The key practical benefits of AtMan stem from its design:
- Memory Efficiency: By avoiding backpropagation, AtMan's memory footprint is similar to a standard forward pass. This allows it to be applied to very large models (tested up to 30B parameters) on hardware where gradient-based methods (which can require double the memory) would fail (e.g., exceeding 80GB GPU memory limits).
- Scalability: While the basic approach requires a separate forward pass for each input token to be explained (or each group of correlated tokens), these forward passes are independent and can be run in parallel across multiple GPUs or within larger batches. Token aggregation (e.g., explaining paragraphs instead of individual words) further reduces the number of required passes. This makes the effective runtime manageable even for long sequences in deployed systems.

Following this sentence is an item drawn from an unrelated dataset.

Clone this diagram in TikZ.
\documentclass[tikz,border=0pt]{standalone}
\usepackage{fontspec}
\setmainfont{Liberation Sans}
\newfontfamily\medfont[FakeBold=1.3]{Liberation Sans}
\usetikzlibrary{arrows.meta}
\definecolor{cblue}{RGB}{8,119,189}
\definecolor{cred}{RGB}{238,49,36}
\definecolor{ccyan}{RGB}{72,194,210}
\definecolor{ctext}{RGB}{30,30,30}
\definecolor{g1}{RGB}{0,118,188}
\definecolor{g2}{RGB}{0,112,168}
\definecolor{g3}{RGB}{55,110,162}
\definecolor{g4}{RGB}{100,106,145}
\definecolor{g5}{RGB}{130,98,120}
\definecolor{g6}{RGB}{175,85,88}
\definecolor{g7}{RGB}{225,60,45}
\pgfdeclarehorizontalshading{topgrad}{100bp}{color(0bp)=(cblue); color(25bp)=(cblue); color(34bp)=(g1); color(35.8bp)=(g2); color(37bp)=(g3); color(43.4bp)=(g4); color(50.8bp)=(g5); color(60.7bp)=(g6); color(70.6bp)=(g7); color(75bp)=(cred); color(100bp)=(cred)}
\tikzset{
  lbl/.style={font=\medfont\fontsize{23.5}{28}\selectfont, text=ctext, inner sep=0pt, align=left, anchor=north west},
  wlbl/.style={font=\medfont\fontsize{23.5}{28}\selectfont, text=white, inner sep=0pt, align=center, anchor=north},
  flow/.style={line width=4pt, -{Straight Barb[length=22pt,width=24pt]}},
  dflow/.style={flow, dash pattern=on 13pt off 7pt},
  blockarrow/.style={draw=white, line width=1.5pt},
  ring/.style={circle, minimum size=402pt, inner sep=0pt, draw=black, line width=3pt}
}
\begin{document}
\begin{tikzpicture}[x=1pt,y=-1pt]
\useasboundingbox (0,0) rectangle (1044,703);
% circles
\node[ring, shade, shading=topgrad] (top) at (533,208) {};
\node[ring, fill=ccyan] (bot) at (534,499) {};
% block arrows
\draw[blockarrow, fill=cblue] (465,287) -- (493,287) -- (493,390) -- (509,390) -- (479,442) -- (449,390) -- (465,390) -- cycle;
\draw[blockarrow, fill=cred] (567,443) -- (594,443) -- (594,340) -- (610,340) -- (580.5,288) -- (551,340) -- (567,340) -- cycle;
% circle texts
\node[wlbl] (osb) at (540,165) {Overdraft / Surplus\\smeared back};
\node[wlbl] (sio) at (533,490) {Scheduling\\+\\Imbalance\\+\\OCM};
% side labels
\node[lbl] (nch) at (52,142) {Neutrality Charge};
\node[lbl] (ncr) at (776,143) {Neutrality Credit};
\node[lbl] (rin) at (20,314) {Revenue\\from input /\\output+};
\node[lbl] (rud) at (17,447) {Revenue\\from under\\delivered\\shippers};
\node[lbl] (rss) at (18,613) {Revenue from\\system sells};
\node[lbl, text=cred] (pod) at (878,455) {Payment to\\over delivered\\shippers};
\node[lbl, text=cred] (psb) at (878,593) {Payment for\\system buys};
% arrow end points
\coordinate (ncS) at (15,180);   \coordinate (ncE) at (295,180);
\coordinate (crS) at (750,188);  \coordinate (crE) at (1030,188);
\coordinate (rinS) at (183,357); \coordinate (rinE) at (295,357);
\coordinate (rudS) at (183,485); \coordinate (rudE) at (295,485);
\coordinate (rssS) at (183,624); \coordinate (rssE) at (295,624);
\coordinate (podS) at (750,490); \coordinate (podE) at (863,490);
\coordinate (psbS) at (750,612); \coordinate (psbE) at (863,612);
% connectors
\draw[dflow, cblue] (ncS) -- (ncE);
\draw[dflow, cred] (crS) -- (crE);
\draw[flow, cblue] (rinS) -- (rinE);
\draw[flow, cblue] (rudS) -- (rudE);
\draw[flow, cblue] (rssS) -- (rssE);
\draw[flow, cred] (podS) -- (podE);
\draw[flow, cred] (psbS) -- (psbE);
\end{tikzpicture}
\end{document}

- Modality and Architecture Agnosticism: AtMan's mechanism works by manipulating the standard transformer attention mechanism, making it applicable to various transformer architectures (decoder-only like GPT-J and MAGMA, encoder-decoder like BLIP) and modalities (text, image-text) as long as the input is represented as a sequence of tokens/embeddings processed by attention layers.
Empirical Evaluation
The paper evaluates AtMan on text (SQuAD QA) and image-text (OpenImages VQA) tasks using generative transformer models (GPT-J, MAGMA, BLIP). The evaluation compares AtMan to gradient-based methods (IG, IxG, GradCAM, Chefer's method) using metrics like mean average precision (mAP) and mean average recall (mAR), treating ground-truth explanations (QA spans, image segmentations) as binary labels.
Results show that AtMan consistently outperforms previous gradient-based methods on both text and image-text benchmarks in terms of mAP and often mAR. Qualitatively, AtMan's explanations are often less noisy than gradient-based methods, especially around image object boundaries.
The memory and runtime analysis demonstrates AtMan's superior memory efficiency, staying close to baseline forward pass memory usage across different model sizes and sequence lengths, while gradient methods quickly exceed memory limits. Although sequential runtime increases with sequence length, its parallelizability makes it suitable for deployment.
Limitations and Future Work
While effective, AtMan requires tuning hyperparameters like the suppression factor and cosine similarity threshold. The interpretation of "explanation" depends on the chosen target tokens. Future work includes exploring alternative attention manipulation strategies, identifying the influence of specific layers, investigating hierarchical token aggregation, and applying AtMan to paper the explanatory capabilities of larger, more complex generative models.
In summary, AtMan offers a practical, memory-efficient approach to explaining predictions of large generative transformers by manipulating attention scores during the forward pass. Its performance and scalability make it a viable tool for understanding these complex models in real-world applications and research.